Apart from the technical aspects of the job, I feel under-versed in its emotional demands. Having to command the attention of sixteen teenagers without having them shut you out completely is no small feat. Learning to tow the line between being an authority figure and someone they can trust. All whilst having no prior experience mothering children.
It’s, at times, anxiety-inducing. I often wonder, am I doing a good job? Am I doing things the right way? Trying to remind myself, as I (so) often forget, that there isn’t really a right or wrong when it comes to guiding children or young adults. It all depends on your intention. If your heart is good, then you will do good. And if that’s not enough, then at least you can rest easy knowing you did your best.
All that aside, it’s joyful. Seeing my students act unabashedly day in, day out, unafraid to claim and express themselves, I realize in moments that more than me teaching them, many times they teach me. I listen to them sing our meal verse beautifully with harmony before lunchtime everyday. Watch them laugh at each other when a mistake is made. See them run through the rain during a flash storm and afterwards ask me if I want a hug. There’s an innocence and purity I appreciate, an open-heartedness I hope to slowly learn from them.
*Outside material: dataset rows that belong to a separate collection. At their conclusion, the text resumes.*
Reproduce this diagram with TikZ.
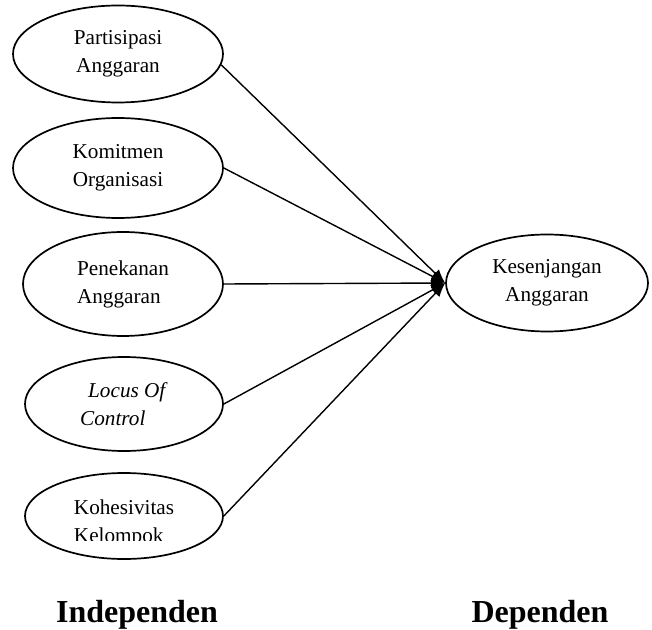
\documentclass[tikz,border=0pt]{standalone}
\usepackage{fontspec}
\setmainfont{Liberation Serif}
\usetikzlibrary{shapes.geometric,arrows.meta}

\begin{document}
\begin{tikzpicture}[x=0.5pt,y=-0.5pt,
        var/.style={draw,ellipse,line width=0.85pt,inner sep=0pt,font=\fontsize{10.6}{14}\selectfont},
        panah/.style={-{Latex[length=7pt,width=5.5pt]},line width=0.7pt}]
        \useasboundingbox(0,0)rectangle(652,630);
        \node[var,align=center,minimum width=105pt,minimum height=48.5pt](p1)at(118,54){Partisipasi\\Anggaran};
        \node[var,align=center,minimum width=105pt,minimum height=50pt](p2)at(118,168){Komitmen\\Organisasi};
        \node[var,align=left,minimum width=100pt,minimum height=52pt](p3)at(123,284){Penekanan\\Anggaran};
        \node[var,align=left,minimum width=99pt,minimum height=47pt](p4)at(124,404){\hspace*{4pt}\textit{Locus Of}\\\textit{Control}};
        \node[var,minimum width=99pt,minimum height=43pt](p5)at(124,516){};
        \begin{scope}
            \clip(0,0)rectangle(652,540);
            \node[font=\fontsize{10.6}{14}\selectfont,align=left,inner sep=0pt](p5t)at(124,523){Kohesivitas\\Kelompok};
        \end{scope}
        \node[var,align=center,minimum width=101pt,minimum height=48.5pt](kes)at(547,283){Kesenjangan\\Anggaran};
        \coordinate(ujung)at(kes.west);
        \draw[panah](p1.-6)--(ujung);
        \draw[panah](p2.east)--(ujung);
        \draw[panah](p3.east)--(ujung);
        \draw[panah](p4.east)--(ujung);
        \draw[panah](p5.east)--(ujung);
        \node[anchor=base,font=\bfseries\fontsize{16}{19}\selectfont](ind)at(137,622){Independen};
        \node[anchor=base,font=\bfseries\fontsize{16}{19}\selectfont](dep)at(540,622){Dependen};
    \end{tikzpicture}
\end{document}
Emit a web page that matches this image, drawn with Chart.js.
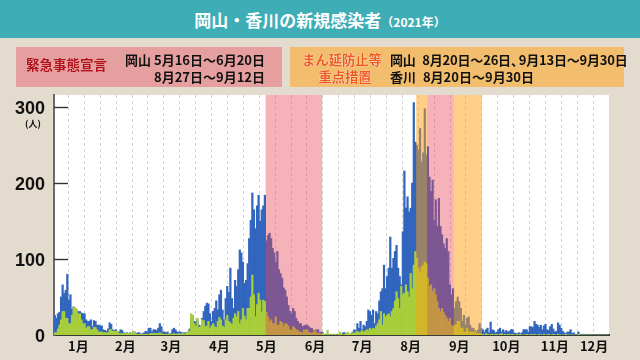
<!DOCTYPE html>
<html><head><meta charset="utf-8">
<script src="https://cdn.jsdelivr.net/npm/chart.js@4.4.0/dist/chart.umd.min.js"></script>
<style>
html,body{margin:0;padding:0;}
body{width:640px;height:360px;background:#E3DBCE;position:relative;overflow:hidden;font-family:"Noto Sans CJK JP",sans-serif;}
canvas{position:absolute;left:0;top:0;}
#title{position:absolute;left:0;top:0;width:640px;height:38px;background:#3FADB5;color:#fff;font-weight:bold;font-size:17px;line-height:40px;text-align:center;white-space:nowrap;}
#title .yr{font-size:12px;}
.box{position:absolute;top:47px;height:40px;box-sizing:border-box;}
#b1{left:16px;width:266px;background:#E59F9F;}
#b2{left:290px;width:334px;background:#F2BD6C;}
.t{position:absolute;font-weight:bold;white-space:nowrap;line-height:1;color:#111;}
#unit{position:absolute;left:20px;top:119px;width:26px;text-align:center;font-size:9px;font-weight:bold;line-height:1;color:#111;}
</style></head>
<body>
<canvas id="c" width="640" height="360"></canvas>
<div id="title">岡山・香川の新規感染者<span class="yr">（2021年）</span></div>
<div class="box" id="b1"></div>
<div class="box" id="b2"></div>
<div class="t" style="left:26px;top:58px;font-size:13.5px;color:#B3121B;text-shadow:0 0 1px #f6d0d0;">緊急事態宣言</div>
<div class="t" style="right:375px;top:52.5px;font-size:13px;text-align:right;">岡山 5月16日～6月20日</div>
<div class="t" style="right:375px;top:69.5px;font-size:13px;text-align:right;">8月27日～9月12日</div>
<div class="t" style="left:290px;width:104px;top:52.5px;font-size:13.3px;text-align:center;color:#EE5A1E;text-shadow:0 0 1px #fff,0 0 1px #fff;">まん延防止等</div>
<div class="t" style="left:290px;width:110px;top:69.5px;font-size:13.3px;text-align:center;color:#EE5A1E;text-shadow:0 0 1px #fff,0 0 1px #fff;">重点措置</div>
<div class="t" style="left:390px;top:52.5px;font-size:13px;word-spacing:4px;letter-spacing:-0.2px;">岡山 8月20日～26日<span style="margin-right:-5px">、</span>9月13日～9月30日</div>
<div class="t" style="left:390px;top:70px;font-size:13px;word-spacing:4px;">香川 8月20日～9月30日</div>
<div id="unit">(人)</div>
<script>
const months = ['1月','2月','3月','4月','5月','6月','7月','8月','9月','10月','11月','12月'];
const monthDays = [31,28,31,30,31,30,31,31,30,31,30,20]; // shown through 12/20
const yTicks = [0,100,200,300];
const okayama = [26,22,28,30,50,66,55,59,80,46,
53,34,37,35,33,31,31,29,28,28,
20,18,18,20,11,19,18,13,13,12,
12,7,6,5,8,16,14,7,6,7,
4,4,7,6,3,2,3,1,3,2,
4,4,2,3,3,1,2,3,5,4,
9,9,4,7,7,6,9,15,11,4,
4,3,4,2,2,7,9,7,4,4,
4,3,3,3,3,4,8,25,26,18,
17,20,13,12,22,31,38,42,41,28,
18,31,35,45,33,53,59,33,20,48,
64,56,88,48,35,72,64,86,112,108,
96,68,72,94,127,151,187,165,140,170,
184,150,165,170,184,124,131,134,127,114,
108,96,110,86,81,75,62,59,50,39,
31,28,35,31,22,18,15,15,11,12,
13,13,11,9,9,6,6,7,7,3,
4,3,1,0,1,0,1,0,1,0,
0,1,2,1,3,3,1,2,1,2,
4,7,6,15,9,18,7,13,11,18,
33,31,26,33,15,31,28,45,57,61,
92,61,77,88,129,88,101,110,118,88,
77,66,136,216,167,182,162,167,200,306,
254,250,243,272,228,240,298,237,248,208,
189,204,151,178,143,180,143,132,120,114,
127,110,66,53,61,35,44,50,44,35,
18,26,13,22,24,13,9,9,6,4,
7,15,9,7,4,7,9,3,17,7,
6,3,4,7,9,4,7,4,6,4,
5,7,7,3,2,2,3,2,3,7,
7,7,4,11,11,10,18,14,13,10,
13,7,12,14,7,6,11,14,8,4,
5,16,13,9,5,3,2,4,4,7,
2,3,1,0,4,1,0,1,0,0,
1,1,0,0,0,0,0,1,1,0,
0,0,0,0];
const kagawa = [3,3,8,13,20,31,31,22,22,15,
15,26,36,36,34,28,28,20,15,15,
9,11,11,7,7,10,10,7,4,4,
4,3,3,3,3,7,7,5,5,5,
5,2,2,2,2,2,2,2,2,3,
4,4,1,1,1,1,1,1,1,1,
1,2,2,2,2,2,2,3,2,1,
1,1,1,2,1,1,2,1,1,2,
1,2,2,1,3,4,5,28,26,15,
12,22,10,11,20,19,11,12,18,9,
12,15,11,10,18,23,20,12,10,20,
26,18,16,14,22,28,24,31,15,20,
35,25,20,35,35,50,79,53,24,40,
55,46,30,46,44,30,24,18,20,15,
15,24,13,13,18,16,11,15,14,12,
7,6,11,9,7,6,4,4,3,7,
6,7,3,3,2,4,7,3,2,2,
1,2,1,0,6,1,0,1,0,1,
0,2,4,1,0,1,2,4,1,2,
3,2,4,5,3,4,6,4,5,7,
6,9,7,9,8,12,15,20,31,13,
28,24,26,28,24,31,35,45,57,48,
35,64,53,55,66,57,50,81,61,92,
110,101,88,83,90,92,96,94,75,64,
66,57,61,53,44,35,31,35,30,26,
22,18,22,13,11,13,13,18,18,9,
9,4,4,9,4,4,4,3,4,2,
2,2,1,1,0,2,1,0,1,1,
0,1,1,0,1,2,0,1,0,1,
1,0,1,0,0,1,0,1,0,0,
0,1,0,0,1,0,1,0,0,1,
0,0,1,0,0,1,0,0,1,0,
0,1,0,0,0,0,1,0,0,0,
0,0,0,0,1,0,0,0,0,0,
0,0,0,0,0,0,0,0,0,0,
0,0,0,0];
const emergency = [['5/16','6/20'],['8/27','9/12']];
const priority = [['8/20','8/26'],['9/13','9/30']];

// category labels (one per day)
const days = [];
const monthTick = {};
let start = 0;
monthDays.forEach((n, m) => {
  for (let d = 1; d <= n; d++) days.push((m + 1) + '/' + d);
  monthTick[start + Math.floor(n / 2)] = months[m];
  start += n;
});
const idx = s => days.indexOf(s);

// background dashed grid (decoration), in day units
const gridStart = 8.93, gridStep = 10.14, gridCount = 34;

const deco = {
  id: 'deco',
  beforeDraw(chart) {
    const {ctx, chartArea: a} = chart;
    ctx.save();
    ctx.fillStyle = '#ffffff';
    ctx.fillRect(a.left, a.top, a.right - a.left, a.bottom - a.top);
    ctx.restore();
  },
  beforeDatasetsDraw(chart) {
    const {ctx, chartArea: a, scales: {x}} = chart;
    ctx.save();
    ctx.strokeStyle = '#d2d2d2';
    ctx.lineWidth = 1;
    ctx.setLineDash([3, 3]);
    for (let k = 0; k < gridCount; k++) {
      const px = Math.round(x.getPixelForValue(gridStart + k * gridStep - 0.5)) + 0.5;
      ctx.beginPath();
      ctx.moveTo(px, a.top);
      ctx.lineTo(px, a.bottom);
      ctx.stroke();
    }
    ctx.restore();
  },
  afterDatasetsDraw(chart) {
    const {ctx, chartArea: a, scales: {x, y}} = chart;
    ctx.save();
    const band = (p, color) => {
      const x0 = x.getPixelForValue(idx(p[0]) - 0.5);
      const x1 = x.getPixelForValue(idx(p[1]) + 0.5);
      ctx.fillStyle = color;
      ctx.fillRect(x0, a.top, x1 - x0, a.bottom - a.top);
    };
    emergency.forEach(p => band(p, 'rgba(233,67,84,0.41)'));
    priority.forEach(p => band(p, 'rgba(255,159,21,0.5)'));
    ctx.strokeStyle = '#333';
    ctx.lineWidth = 1.4;
    yTicks.filter(v => v > 0).forEach(v => {
      const py = Math.round(y.getPixelForValue(v)) + 0.5;
      ctx.beginPath();
      ctx.moveTo(a.left, py);
      ctx.lineTo(a.left + 14, py);
      ctx.stroke();
    });
    ctx.restore();
  }
};

new Chart(document.getElementById('c'), {
  type: 'bar',
  data: {
    labels: days,
    datasets: [
      {label: '香川', data: kagawa, backgroundColor: '#A8CE3B', grouped: false, order: 0, barPercentage: 1, categoryPercentage: 1, borderWidth: 0},
      {label: '岡山', data: okayama, backgroundColor: '#3165BE', grouped: false, order: 1, barPercentage: 1, categoryPercentage: 1, borderWidth: 0}
    ]
  },
  options: {
    responsive: false,
    devicePixelRatio: 1,
    animation: false,
    events: [],
    layout: {padding: {left: 0, top: 95, right: 31, bottom: 0}},
    plugins: {legend: {display: false}, tooltip: {enabled: false}, title: {display: false}},
    scales: {
      x: {
        type: 'category', offset: true, z: 1,
        grid: {display: false, drawTicks: false},
        border: {display: true, color: '#3a3a3a', width: 2},
        ticks: {
          autoSkip: false, maxRotation: 0, minRotation: 0, padding: 3, color: '#111',
          font: {family: '"Noto Sans CJK JP", sans-serif', size: 13, weight: 'bold'},
          callback: (v, i) => monthTick[i] || ''
        },
        afterFit: s => { s.height = 25; }
      },
      y: {
        min: 0, max: 316, z: 1,
        afterBuildTicks: s => { s.ticks = yTicks.map(v => ({value: v})); },
        grid: {display: false, drawTicks: false},
        border: {display: true, color: '#6a6a6a', width: 2},
        ticks: {
          padding: 9, labelOffset: 2, color: '#111',
          font: {family: '"Liberation Sans", Arial, sans-serif', size: 18, weight: 'bold'}
        },
        afterFit: s => { s.width = 54; }
      }
    }
  },
  plugins: [deco]
});
</script>
</body></html>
On my drive today a truck was ahead of me, and I smiled as I read a message painted on its back:
God Bless Our Trip.
A simple message, especially in a Catholic country. Yet as I thought about it, I saw the beauty in it. The beauty of surrendering, and trusting, that you are protected and guided. Amidst the chaos and scrambling of the past few months, I lost myself somewhat. My self that knows I am guided. I may not be the perfect teacher, as my achieving self would like to be able to claim to be from the get go. I’m learning, step by step, to trust that I am on the right path. To trust in the process of trial, self-examination, course correction, and growth, which can sometimes be painfully eye-opening, especially with a daily audience of blunt, no-filter twelve-year-olds.